Hepatitis C is, in essence, transmitted through blood contact. The virus may also be sexually transmitted but the risk is quite low. Although an infected person may not have any symptoms, they can still unknowingly transmit the virus. Those most at risk for becoming infected by the hepatitis C virus are:
- Hemodialysis patients
- Those with body piercings and tattoos
- Those who received blood or blood products prior to 1992
- Intravenous drug users
- Those who are HIV positive
Symptoms may appear within 2 weeks to 6 months after exposure to the hepatitis C virus. However, about 2/3 of those infected are asymptomatic, meaning that they do not have any symptoms and therefore have no idea that they have the disease. Symptoms can also develop years after the initial infection. Symptoms include:
- dark urine
- jaundice (yellowing of the skin and eyes)
- loss of appetite
The diagnosis of hepatitis C requires more than a simple examination at the doctor's office. It is detected through a blood test. If the test reveals that virus antibodies and the virus itself are present, the physician may request a liver biopsy. This entails retrieving a small liver sample using a thin needle. The biopsy is used to determine the degree of liver inflammation and the course of the disease.
Several drugs are available. Treatment may require nothing more that taking tablets or capsules orally. Sometimes however, more than one drug is needed. Depending on the patient's condition and type of hepatitis C, the medication may be administered as an injection. Treatment lasts several weeks. The goal of treatment is to cure the disease in order to maintain normal liver function and prevent disease-related complications.

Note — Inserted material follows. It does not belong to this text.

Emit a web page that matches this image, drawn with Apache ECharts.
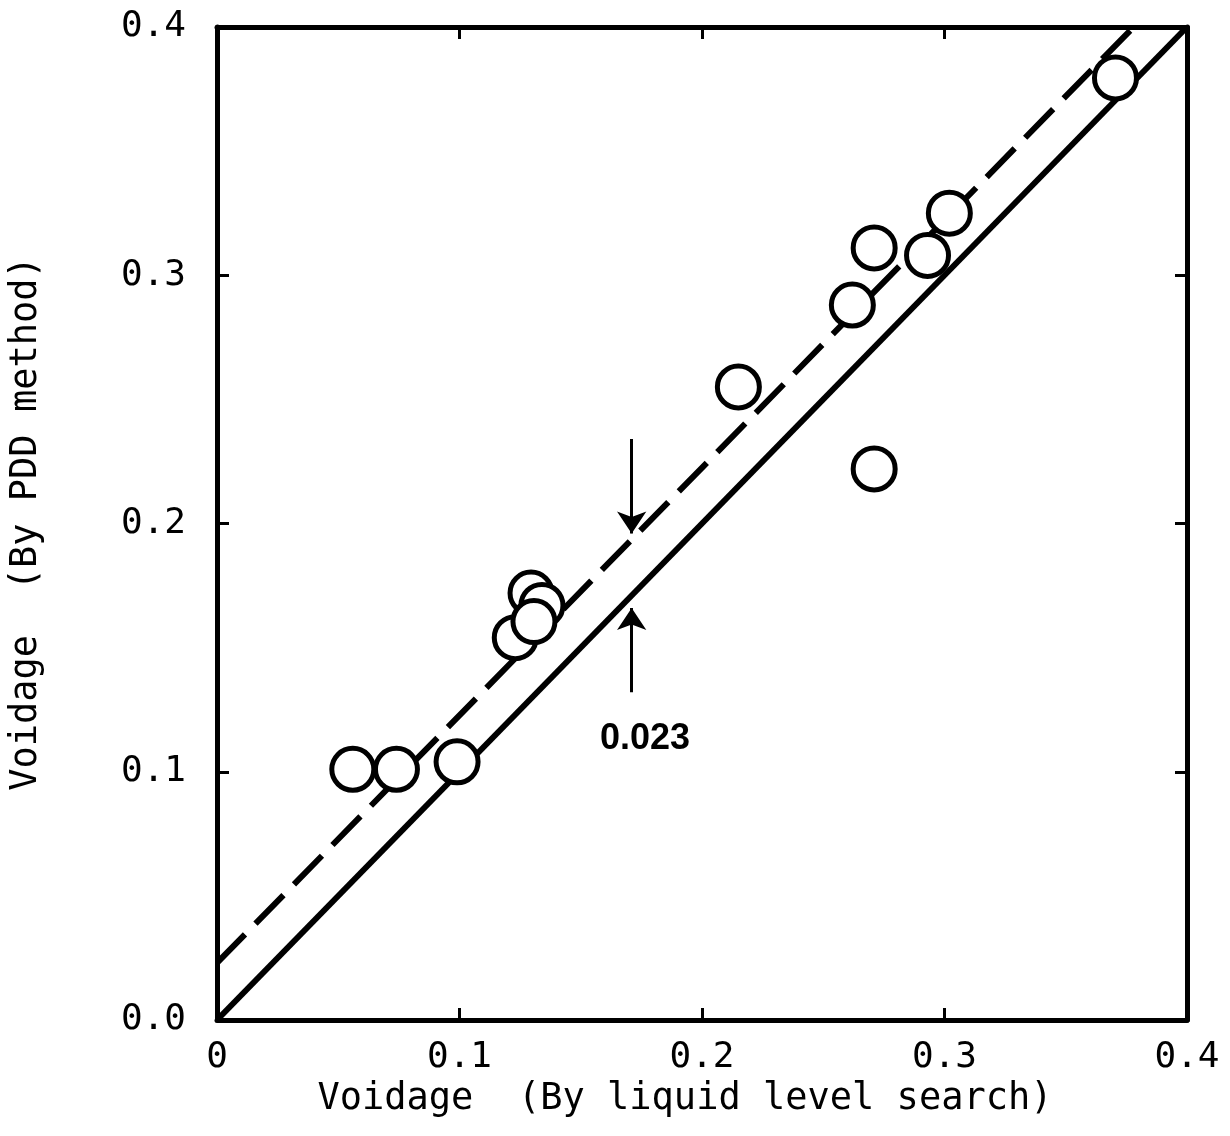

Currently, there is no vaccine available to prevent hepatitis C. It is possible however, to reduce the risk of contracting the disease by following a few simple rules:
- Never share personal care items (e.g., toothbrushes, razors, nail clippers, moisturizing lip balms).

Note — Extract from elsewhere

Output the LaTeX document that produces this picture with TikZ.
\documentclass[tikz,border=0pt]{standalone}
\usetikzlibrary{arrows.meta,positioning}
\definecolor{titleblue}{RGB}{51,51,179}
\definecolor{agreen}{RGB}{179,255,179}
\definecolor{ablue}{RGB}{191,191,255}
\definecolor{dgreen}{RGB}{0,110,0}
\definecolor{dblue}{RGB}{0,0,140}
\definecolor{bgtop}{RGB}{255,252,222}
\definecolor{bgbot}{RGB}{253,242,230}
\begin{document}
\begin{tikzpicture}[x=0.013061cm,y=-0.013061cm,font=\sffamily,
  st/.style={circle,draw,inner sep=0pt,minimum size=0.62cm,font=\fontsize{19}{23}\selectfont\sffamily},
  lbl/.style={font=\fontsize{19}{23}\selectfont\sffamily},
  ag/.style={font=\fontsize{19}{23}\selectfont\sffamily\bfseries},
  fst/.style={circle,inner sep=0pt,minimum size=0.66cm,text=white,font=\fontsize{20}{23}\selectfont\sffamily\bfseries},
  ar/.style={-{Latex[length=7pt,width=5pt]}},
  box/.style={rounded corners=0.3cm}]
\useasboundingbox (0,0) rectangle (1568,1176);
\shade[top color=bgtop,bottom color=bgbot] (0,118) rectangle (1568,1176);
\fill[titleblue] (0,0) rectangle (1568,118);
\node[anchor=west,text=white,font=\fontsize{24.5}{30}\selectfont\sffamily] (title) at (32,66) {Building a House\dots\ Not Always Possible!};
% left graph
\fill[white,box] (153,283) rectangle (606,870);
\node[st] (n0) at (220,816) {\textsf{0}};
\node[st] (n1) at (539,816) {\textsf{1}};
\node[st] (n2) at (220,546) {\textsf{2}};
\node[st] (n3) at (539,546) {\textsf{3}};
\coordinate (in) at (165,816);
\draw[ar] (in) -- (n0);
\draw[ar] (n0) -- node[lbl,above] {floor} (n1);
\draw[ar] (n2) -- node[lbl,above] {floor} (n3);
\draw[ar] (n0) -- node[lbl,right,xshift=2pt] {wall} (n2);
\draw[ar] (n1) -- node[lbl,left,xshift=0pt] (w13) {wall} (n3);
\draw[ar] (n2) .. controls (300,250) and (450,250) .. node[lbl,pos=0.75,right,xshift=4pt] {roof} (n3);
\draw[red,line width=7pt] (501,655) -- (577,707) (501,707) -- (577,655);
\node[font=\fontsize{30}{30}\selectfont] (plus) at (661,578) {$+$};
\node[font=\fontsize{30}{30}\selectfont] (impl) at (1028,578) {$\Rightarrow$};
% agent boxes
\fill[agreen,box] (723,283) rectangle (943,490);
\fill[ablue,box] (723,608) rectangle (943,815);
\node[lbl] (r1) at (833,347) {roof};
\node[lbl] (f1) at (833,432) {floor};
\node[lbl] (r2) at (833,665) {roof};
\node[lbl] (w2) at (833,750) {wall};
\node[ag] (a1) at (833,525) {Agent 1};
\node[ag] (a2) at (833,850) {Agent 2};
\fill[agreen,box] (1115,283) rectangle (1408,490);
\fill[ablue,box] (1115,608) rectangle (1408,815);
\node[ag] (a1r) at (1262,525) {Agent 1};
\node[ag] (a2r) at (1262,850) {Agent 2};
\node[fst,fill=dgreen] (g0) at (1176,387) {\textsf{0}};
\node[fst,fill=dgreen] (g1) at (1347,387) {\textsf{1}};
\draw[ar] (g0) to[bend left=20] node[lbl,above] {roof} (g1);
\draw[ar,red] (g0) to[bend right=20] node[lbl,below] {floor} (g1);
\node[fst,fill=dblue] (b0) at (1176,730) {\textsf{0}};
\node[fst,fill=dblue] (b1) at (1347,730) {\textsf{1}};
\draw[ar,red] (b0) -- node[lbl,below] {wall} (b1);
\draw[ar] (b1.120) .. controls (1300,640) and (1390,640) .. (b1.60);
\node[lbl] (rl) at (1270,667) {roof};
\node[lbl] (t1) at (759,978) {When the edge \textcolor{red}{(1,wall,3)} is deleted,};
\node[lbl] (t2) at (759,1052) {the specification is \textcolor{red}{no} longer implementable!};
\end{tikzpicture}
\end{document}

- Never share needles or any other drug paraphernalia.
- Wear latex gloves if you are likely to be in contact with someone else's blood.
- Always use condoms when engaging in sexual relations, particularly if you have more than one partner.

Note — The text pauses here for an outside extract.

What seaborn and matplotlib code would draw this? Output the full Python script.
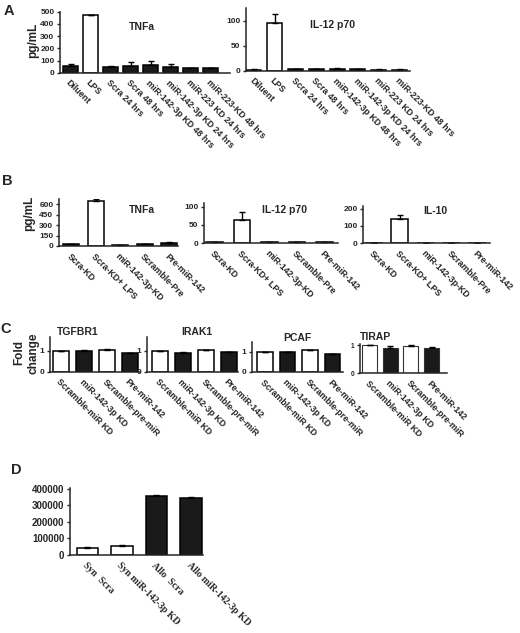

- If you are getting a tattoo, a body piercing or acupuncture, always choose a reputable, licensed expert who follows strict infection control procedures. It is important to make sure that the inks, jewelry and needles are not being reused and are sterile.
It is important to continue to follow these rules even if you have completed your treatment, since reinfection is possible. If you have hepatitis C, it is recommended that you avoid drinking alcohol in an effort to prevent long-term complications. You should also take care of your liver by drinking plenty of water, eating a healthy diet, getting enough rest and avoiding smoking, drugs and stress. It is recommended that you undergo testing for other types of hepatitis as well as HIV, since these viruses can be transmitted in the same way as hepatitis C. If you have not already done so, it is also suggested that you get vaccinated against hepatitis A and B.